Jānis Dimza

Medal record

Men's athletics

Representing Latvia

International University Games

= Jānis Dimza =

Latvian decathlete

Jānis Dimza (1 November 1906, Ipiķi parish – c. 1942) was a Latvian decathlete. He placed fourth at the European Championships in 1934, and challenged for medals at the Olympic Games in 1932 until he injured himself in the pole vault.

==Career==
Dimza placed second in the pentathlon at the 1930 International University Games in Darmstadt. The pentathlon had been discontinued as an Olympic event after 1924, so at the 1932 Olympic Games in Los Angeles he only competed in the decathlon. He had scored 7789 points in that event in 1931, and was one of many favorites in what was expected to be a close competition. He was a close fourth after seven events; in the eighth event, pole vault, he cleared 3.50 m to move up to second place, but landed badly and injured his leg. He was unable to continue.

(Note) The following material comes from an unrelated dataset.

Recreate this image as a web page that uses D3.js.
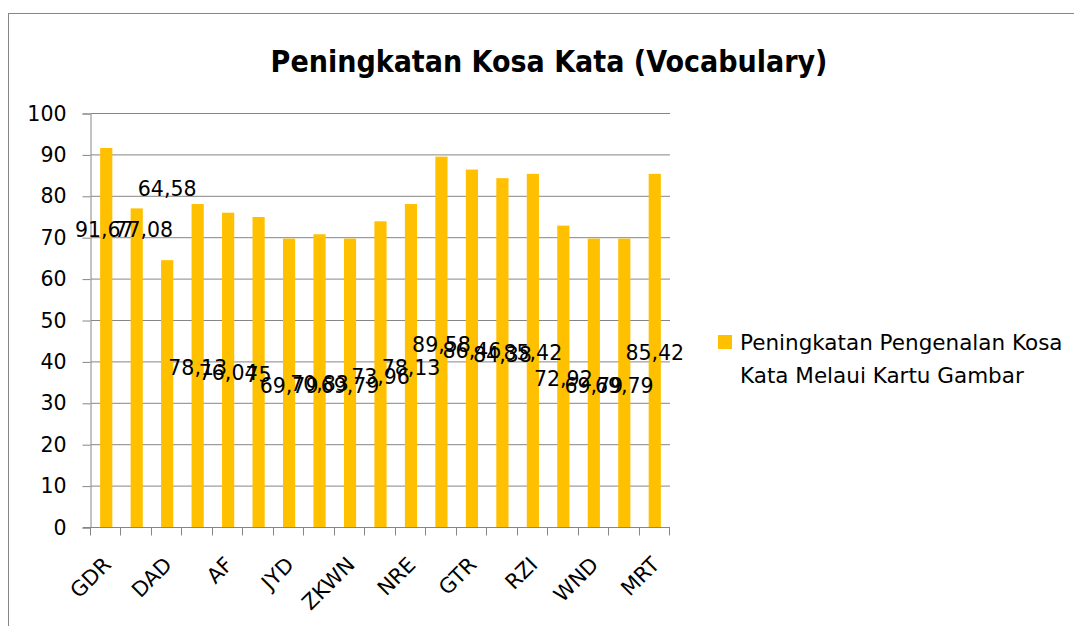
<!DOCTYPE html>
<html>
<head>
<meta charset="utf-8">
<script src="https://cdn.jsdelivr.net/npm/d3@7"></script>
<style>
  body { margin: 0; background: #fff; }
  text { font-family: "DejaVu Sans", sans-serif; fill: #000; }
</style>
</head>
<body>
<script>
// categories (only every other name is printed on the axis in the original)
var categories = ["GDR", "", "DAD", "", "AF", "", "JYD", "", "ZKWN", "", "NRE", "", "GTR", "", "RZI", "", "WND", "", "MRT"];
var values = [91.67, 77.08, 64.58, 78.13, 76.04, 75, 69.79, 70.83, 69.79, 73.96, 78.13, 89.58, 86.46, 84.38, 85.42, 72.92, 69.79, 69.79, 85.42];
var yTicks = [0, 10, 20, 30, 40, 50, 60, 70, 80, 90, 100];
var seriesName = ["Peningkatan Pengenalan Kosa", "Kata Melaui Kartu Gambar"];
var title = "Peningkatan Kosa Kata (Vocabulary)";

// labels that were dragged away from the bar centre in the source chart
var movedLabels = [
  { i: 0, y: 72.0, dx: -2 },
  { i: 1, y: 72.0, dx: 7 },
  { i: 2, y: 81.7, dx: 0 }
];

var W = 1074, H = 626;
var plotL = 91, plotR = 670, plotT = 113.5, plotB = 527.5;

var svg = d3.select("body").append("svg")
  .attr("width", W)
  .attr("height", H);

// chart frame
svg.append("rect")
  .attr("x", 8.5).attr("y", 13.5)
  .attr("width", 1200).attr("height", 800)
  .attr("fill", "none")
  .attr("stroke", "#868686");

svg.append("text")
  .attr("x", 549).attr("y", 72)
  .attr("text-anchor", "middle")
  .style("font-family", "'DejaVu Sans Condensed', 'DejaVu Sans', sans-serif")
  .style("font-weight", "bold")
  .style("font-size", "30px")
  .text(title);

var x = d3.scaleBand()
  .domain(d3.range(values.length))
  .range([plotL, plotR])
  .paddingInner(0)
  .paddingOuter(0);

var y = d3.scaleLinear()
  .domain([0, 100])
  .range([plotB, plotT]);

// gridlines
svg.append("g")
  .selectAll("line")
  .data(yTicks.filter(function (d) { return d > 0; }))
  .join("line")
  .attr("x1", plotL).attr("x2", plotR)
  .attr("y1", function (d) { return y(d); })
  .attr("y2", function (d) { return y(d); })
  .attr("stroke", "#868686");

// bars
var bw = x.bandwidth() / 2.5;
svg.append("g")
  .selectAll("rect")
  .data(values)
  .join("rect")
  .attr("x", function (d, i) { return x(i) + (x.bandwidth() - bw) / 2; })
  .attr("y", function (d) { return y(d); })
  .attr("width", bw)
  .attr("height", function (d) { return y(0) - y(d); })
  .attr("fill", "#FFC000");

// y axis
var yAxis = svg.append("g")
  .attr("transform", "translate(" + (plotL - 0.5) + ",0)")
  .call(d3.axisLeft(y).tickValues(yTicks).tickSize(8).tickPadding(16));
yAxis.selectAll("text").style("font-size", "20.5px").style("font-family", "'DejaVu Sans', sans-serif");
yAxis.selectAll("line, path").attr("stroke", "#868686");

// x axis with ticks on band edges
var xAxis = svg.append("g");
xAxis.append("line")
  .attr("x1", plotL - 8).attr("x2", plotR)
  .attr("y1", plotB).attr("y2", plotB)
  .attr("stroke", "#868686");
xAxis.selectAll("line.tk")
  .data(d3.range(values.length + 1))
  .join("line")
  .attr("class", "tk")
  .attr("x1", function (i) { return Math.round(plotL + i * x.step()) - 0.5; })
  .attr("x2", function (i) { return Math.round(plotL + i * x.step()) - 0.5; })
  .attr("y1", plotB).attr("y2", plotB + 8)
  .attr("stroke", "#868686");

xAxis.selectAll("text")
  .data(categories)
  .join("text")
  .attr("text-anchor", "end")
  .attr("transform", function (d, i) {
    return "translate(" + (x(i) + x.bandwidth() / 2 + 6) + ",566) rotate(-45)";
  })
  .style("font-size", "21px")
  .text(function (d) { return d; });

// data labels (centre of bar, except the moved ones)
function fmt(v) { return String(v).replace(".", ","); }
svg.append("g")
  .selectAll("text")
  .data(values)
  .join("text")
  .attr("text-anchor", "middle")
  .attr("dy", "0.35em")
  .attr("x", function (d, i) {
    var m = movedLabels.find(function (o) { return o.i === i; });
    return x(i) + x.bandwidth() / 2 + (m ? m.dx : 0);
  })
  .attr("y", function (d, i) {
    var m = movedLabels.find(function (o) { return o.i === i; });
    return m ? y(m.y) : y(d / 2 - 0.6);
  })
  .style("font-size", "20.5px")
  .text(function (d) { return fmt(d); });

// legend
var lg = svg.append("g");
lg.append("rect")
  .attr("x", 718).attr("y", 335)
  .attr("width", 14).attr("height", 14)
  .attr("fill", "#FFC000");
lg.selectAll("text")
  .data(seriesName)
  .join("text")
  .attr("x", 740)
  .attr("y", function (d, i) { return 350 + i * 33; })
  .style("font-size", "21.5px")
  .text(function (d) { return d; });
</script>
</body>
</html>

Dimza returned to competition once his leg healed, placing 4th at the 1934 European Championships in Turin. At the 1936 Olympics he again failed to finish, retiring from the competition after the fourth event. In total, he was Latvian champion 36 times in a variety of events. In 1932 he was awarded the Order of the Three Stars 5th Class.

He died in a Soviet prison camp during World War II.